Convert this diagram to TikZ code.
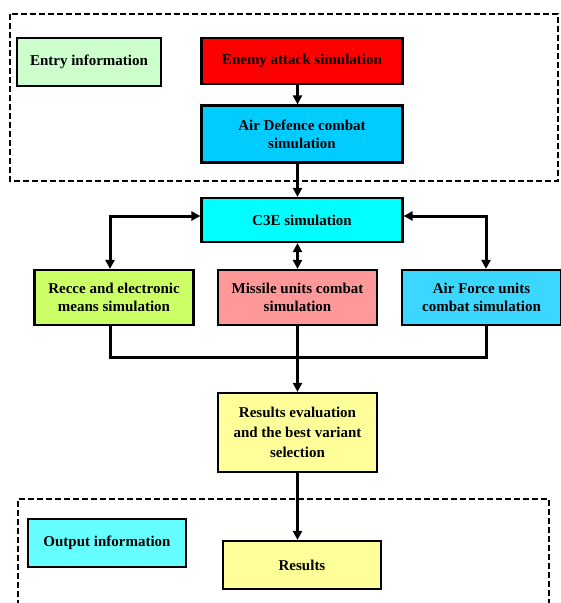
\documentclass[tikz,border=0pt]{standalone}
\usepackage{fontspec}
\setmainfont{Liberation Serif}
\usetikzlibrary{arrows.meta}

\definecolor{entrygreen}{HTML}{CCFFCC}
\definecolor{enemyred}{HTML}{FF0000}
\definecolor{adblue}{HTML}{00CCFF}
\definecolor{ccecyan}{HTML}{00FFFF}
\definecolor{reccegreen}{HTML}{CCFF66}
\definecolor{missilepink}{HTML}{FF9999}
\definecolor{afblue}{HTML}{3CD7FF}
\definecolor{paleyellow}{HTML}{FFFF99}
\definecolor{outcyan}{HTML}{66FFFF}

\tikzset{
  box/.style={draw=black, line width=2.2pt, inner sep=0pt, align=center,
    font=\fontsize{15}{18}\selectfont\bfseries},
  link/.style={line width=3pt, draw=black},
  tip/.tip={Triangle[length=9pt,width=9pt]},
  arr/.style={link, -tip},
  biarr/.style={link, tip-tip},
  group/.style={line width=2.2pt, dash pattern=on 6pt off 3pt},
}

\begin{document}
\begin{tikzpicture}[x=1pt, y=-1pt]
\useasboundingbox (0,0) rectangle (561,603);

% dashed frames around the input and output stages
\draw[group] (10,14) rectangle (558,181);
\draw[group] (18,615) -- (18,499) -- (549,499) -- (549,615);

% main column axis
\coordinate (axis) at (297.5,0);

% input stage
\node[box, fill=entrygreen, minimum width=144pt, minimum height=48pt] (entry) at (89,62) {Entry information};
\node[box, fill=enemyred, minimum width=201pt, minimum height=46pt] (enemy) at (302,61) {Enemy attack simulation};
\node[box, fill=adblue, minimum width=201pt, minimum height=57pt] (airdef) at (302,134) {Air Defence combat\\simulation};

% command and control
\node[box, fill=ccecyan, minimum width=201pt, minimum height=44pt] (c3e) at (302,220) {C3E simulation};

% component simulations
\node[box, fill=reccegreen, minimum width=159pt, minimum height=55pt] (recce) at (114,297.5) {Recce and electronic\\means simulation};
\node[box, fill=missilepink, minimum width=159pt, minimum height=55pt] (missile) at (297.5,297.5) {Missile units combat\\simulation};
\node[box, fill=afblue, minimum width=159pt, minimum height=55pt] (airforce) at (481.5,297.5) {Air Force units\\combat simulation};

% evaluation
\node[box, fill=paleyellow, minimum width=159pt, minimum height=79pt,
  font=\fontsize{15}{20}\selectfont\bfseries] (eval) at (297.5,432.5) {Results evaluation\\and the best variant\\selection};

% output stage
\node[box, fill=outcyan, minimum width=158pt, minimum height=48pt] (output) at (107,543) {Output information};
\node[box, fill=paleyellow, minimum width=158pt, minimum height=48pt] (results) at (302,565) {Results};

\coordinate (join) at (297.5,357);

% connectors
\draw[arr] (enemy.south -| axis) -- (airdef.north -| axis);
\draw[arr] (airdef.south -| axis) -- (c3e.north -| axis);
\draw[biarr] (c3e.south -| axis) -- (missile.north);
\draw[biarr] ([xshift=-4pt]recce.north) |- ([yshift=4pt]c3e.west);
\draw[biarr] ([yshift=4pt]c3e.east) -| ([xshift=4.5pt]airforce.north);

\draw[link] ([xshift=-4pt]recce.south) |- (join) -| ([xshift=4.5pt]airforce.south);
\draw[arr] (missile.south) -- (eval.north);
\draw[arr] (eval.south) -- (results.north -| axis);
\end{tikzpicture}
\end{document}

- - -

> _EXERCISE REQUIREMENTS_
Retype the listing exactly. Pictures do not belong in the copy.

> _REPLY TO THE TASK_
Convert this diagram to TikZ code.
\documentclass[tikz,border=0pt]{standalone}
\usepackage{fontspec}
\setmainfont{Liberation Serif}
\usetikzlibrary{arrows.meta}

\definecolor{entrygreen}{HTML}{CCFFCC}
\definecolor{enemyred}{HTML}{FF0000}
\definecolor{adblue}{HTML}{00CCFF}
\definecolor{ccecyan}{HTML}{00FFFF}
\definecolor{reccegreen}{HTML}{CCFF66}
\definecolor{missilepink}{HTML}{FF9999}
\definecolor{afblue}{HTML}{3CD7FF}
\definecolor{paleyellow}{HTML}{FFFF99}
\definecolor{outcyan}{HTML}{66FFFF}

\tikzset{
  box/.style={draw=black, line width=2.2pt, inner sep=0pt, align=center,
    font=\fontsize{15}{18}\selectfont\bfseries},
  link/.style={line width=3pt, draw=black},
  tip/.tip={Triangle[length=9pt,width=9pt]},
  arr/.style={link, -tip},
  biarr/.style={link, tip-tip},
  group/.style={line width=2.2pt, dash pattern=on 6pt off 3pt},
}

\begin{document}
\begin{tikzpicture}[x=1pt, y=-1pt]
\useasboundingbox (0,0) rectangle (561,603);

% dashed frames around the input and output stages
\draw[group] (10,14) rectangle (558,181);
\draw[group] (18,615) -- (18,499) -- (549,499) -- (549,615);

% main column axis
\coordinate (axis) at (297.5,0);

% input stage
\node[box, fill=entrygreen, minimum width=144pt, minimum height=48pt] (entry) at (89,62) {Entry information};
\node[box, fill=enemyred, minimum width=201pt, minimum height=46pt] (enemy) at (302,61) {Enemy attack simulation};
\node[box, fill=adblue, minimum width=201pt, minimum height=57pt] (airdef) at (302,134) {Air Defence combat\\simulation};

% command and control
\node[box, fill=ccecyan, minimum width=201pt, minimum height=44pt] (c3e) at (302,220) {C3E simulation};

% component simulations
\node[box, fill=reccegreen, minimum width=159pt, minimum height=55pt] (recce) at (114,297.5) {Recce and electronic\\means simulation};
\node[box, fill=missilepink, minimum width=159pt, minimum height=55pt] (missile) at (297.5,297.5) {Missile units combat\\simulation};
\node[box, fill=afblue, minimum width=159pt, minimum height=55pt] (airforce) at (481.5,297.5) {Air Force units\\combat simulation};

% evaluation
\node[box, fill=paleyellow, minimum width=159pt, minimum height=79pt,
  font=\fontsize{15}{20}\selectfont\bfseries] (eval) at (297.5,432.5) {Results evaluation\\and the best variant\\selection};

% output stage
\node[box, fill=outcyan, minimum width=158pt, minimum height=48pt] (output) at (107,543) {Output information};
\node[box, fill=paleyellow, minimum width=158pt, minimum height=48pt] (results) at (302,565) {Results};

\coordinate (join) at (297.5,357);

% connectors
\draw[arr] (enemy.south -| axis) -- (airdef.north -| axis);
\draw[arr] (airdef.south -| axis) -- (c3e.north -| axis);
\draw[biarr] (c3e.south -| axis) -- (missile.north);
\draw[biarr] ([xshift=-4pt]recce.north) |- ([yshift=4pt]c3e.west);
\draw[biarr] ([yshift=4pt]c3e.east) -| ([xshift=4.5pt]airforce.north);

\draw[link] ([xshift=-4pt]recce.south) |- (join) -| ([xshift=4.5pt]airforce.south);
\draw[arr] (missile.south) -- (eval.north);
\draw[arr] (eval.south) -- (results.north -| axis);
\end{tikzpicture}
\end{document}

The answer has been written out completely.